What tips the scales against chapter 77-49 is its open-ended nature. Rent control laws are restricted in scope and duration to instances constituting an emergency. City of Miami Beach v. Forte Towers, Inc.; City of Miami Beach v. Fleetwood Hotel, Inc. While we make no attempt here to delimit the term "emergency," it bears noting that prior decisions have defined it narrowly. Chapter 77-49 is not so restricted; it may continue forever without any required reassessment of circumstances, thereby permanently impairing constitutional rights. In view of the severe limitations placed upon this type of legislation, and absent a specific time frame circumscribing its operation, chapter 77-49, Laws of Florida, exceeds the permissible scope of state authority to regulate rental charges.

The judgment of the circuit court is affirmed.


ENGLAND, C.J., concurs in result only.

HATCHETT, J., dissents.


[1] The appellees are National Manufactured Housing Federation, Inc., a nonprofit corporation, and De Anza National Mobile Estates, Ltd., a California limited partnership authorized to do business in Florida.

[2] The act is codified as sections 83.770-.794, Florida Statutes (1977).

[3] The Federation of Mobile Home Owners of Florida, Inc. and James Glisson, a member of the State Mobile Home Tenant Landlord Commission, intervened in support of the defendants.

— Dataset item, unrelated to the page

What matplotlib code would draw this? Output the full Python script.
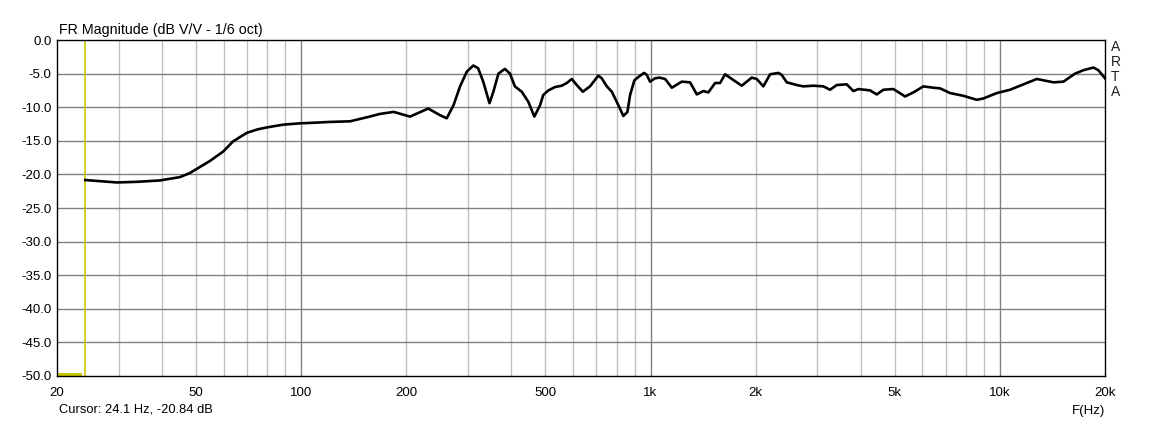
import matplotlib
matplotlib.use('Agg')
import matplotlib.pyplot as plt
from matplotlib.ticker import FixedLocator, NullFormatter

# frequency response
freq = [24.1, 29.7, 34, 39.4, 45, 48.0, 54.8, 59.8, 63.8, 67, 70.0, 75, 79.9, 88.7,
        99.3, 110, 120, 138, 157, 168, 184, 205, 231, 250, 261, 273, 285, 298, 311,
        321, 332, 346, 355, 367, 383, 396, 409, 428, 447, 465, 483, 493, 510, 533,
        557, 576, 595, 615, 640, 671, 709, 725, 750, 775, 809, 836, 859, 874, 899,
        934, 959, 976, 997, 1030, 1060, 1101, 1151, 1229, 1298, 1357, 1417, 1464,
        1531, 1582, 1635, 1709, 1825, 1949, 2014, 2104, 2200, 2323, 2375, 2455,
        2622, 2739, 2926, 3125, 3266, 3413, 3646, 3808, 3936, 4251, 4444, 4641,
        4957, 5354, 5656, 6042, 6454, 6746, 7206, 7864, 8590, 8972, 9800, 10700,
        12210, 12760, 14240, 15200, 16420, 17340, 18530, 19150, 20000]
mag = [-20.84, -21.2, -21.1, -20.9, -20.4, -19.8, -18.0, -16.6, -15.1, -14.4, -13.8,
       -13.3, -13.0, -12.6, -12.4, -12.3, -12.2, -12.1, -11.4, -11.0, -10.7, -11.4,
       -10.2, -11.2, -11.65, -9.7, -6.9, -4.7, -3.8, -4.2, -6.2, -9.4, -7.7, -5.0,
       -4.3, -5.0, -6.9, -7.7, -9.2, -11.4, -9.7, -8.2, -7.5, -7.0, -6.8, -6.4,
       -5.8, -6.7, -7.7, -6.9, -5.3, -5.7, -6.9, -7.7, -9.7, -11.3, -10.7, -8.2,
       -6.0, -5.3, -4.9, -5.2, -6.2, -5.7, -5.6, -5.8, -7.1, -6.2, -6.3, -8.1,
       -7.6, -7.8, -6.4, -6.4, -5.1, -5.8, -6.8, -5.6, -5.8, -6.9, -5.1, -4.9,
       -5.2, -6.3, -6.7, -6.9, -6.8, -6.9, -7.4, -6.7, -6.6, -7.6, -7.3, -7.5,
       -8.1, -7.4, -7.3, -8.4, -7.8, -6.9, -7.1, -7.2, -7.9, -8.3, -8.9, -8.7,
       -7.9, -7.4, -6.2, -5.8, -6.3, -6.2, -5.0, -4.5, -4.1, -4.5, -5.7]

cursor_f = 24.1
cursor_db = -20.84

x_major = [20, 50, 100, 200, 500, 1000, 2000, 5000, 10000, 20000]
x_labels = ['20', '50', '100', '200', '500', '1k', '2k', '5k', '10k', '20k']
y_ticks = [0, -5, -10, -15, -20, -25, -30, -35, -40, -45, -50]

plt.rcParams['font.family'] = ['Liberation Sans', 'DejaVu Sans']
plt.rcParams['font.size'] = 9.5

fig = plt.figure(figsize=(11.61, 4.25), dpi=100)
ax = fig.add_axes([57 / 1161, 1 - 376 / 425, 1048 / 1161, 336 / 425])

ax.set_xscale('log')
ax.set_xlim(20, 20000)
ax.set_ylim(-50, 0)

# grid: light minor lines, darker decade / 5 dB lines
minors = []
for dec in [10, 100, 1000, 10000]:
    for k in range(2, 10):
        f = k * dec
        if 20 < f < 20000:
            minors.append(f)
for f in minors:
    ax.axvline(f, color='#c0c0c0', lw=1, zorder=1)
for f in [100, 1000, 10000]:
    ax.axvline(f, color='#808080', lw=1, zorder=1)
for y in y_ticks[1:-1]:
    ax.axhline(y, color='#808080', lw=1, zorder=1)

ax.plot(freq, mag, color='black', lw=1.9, zorder=3, solid_joinstyle='round')

# cursor
ax.axvline(cursor_f, color='#c8c800', lw=1.2, zorder=2)
ax.plot([20, 23.2], [-49.7, -49.7], color='#c8c800', lw=2.2, zorder=2)

ax.xaxis.set_major_locator(FixedLocator(x_major))
ax.set_xticklabels(x_labels)
ax.xaxis.set_minor_formatter(NullFormatter())
ax.tick_params(axis='x', which='both', length=0, pad=8)
ax.set_yticks(y_ticks)
ax.set_yticklabels(['%.1f' % v for v in y_ticks])
ax.tick_params(axis='y', length=0, pad=4)
for s in ax.spines.values():
    s.set_color('black')
    s.set_linewidth(1)

fig.text(59 / 1161, 1 - 30 / 425, 'FR Magnitude (dB V/V - 1/6 oct)', fontsize=10.3, va='center')
fig.text(59 / 1161, 1 - 410 / 425, 'Cursor: 24.1 Hz, -20.84 dB', fontsize=9.3, va='center')
fig.text(1105 / 1161, 1 - 411 / 425, 'F(Hz)', fontsize=9.5, va='center', ha='right')
for i, ch in enumerate('ARTA'):
    fig.text(1111 / 1161, 1 - (47 + 15 * i) / 425, ch, fontsize=10, va='center',
             color='#202020')

fig.savefig('out.png', dpi=100, facecolor='white')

[4] § 83.770, Fla. Stat. (1977).

[5] Id. § 83.776.

[6] Id. § 83.784.

[7] There is apparent confusion as to the interrelationship between subsections (1) and (2) of section 83.784 and the scope of the commission's authority to approve or disapprove the cost items delineated under subsection (2). However, because of our decision today we need not deal with this issue.

[8] § 83.786, Fla. Stat. (1977).

[9] Id. § 83.790.

[10] Id. § 83.763(3).

[11] Id. § 83.776(1).

[12] Dickinson v. State, 227 So. 2d 36, 37 (Fla. 1969).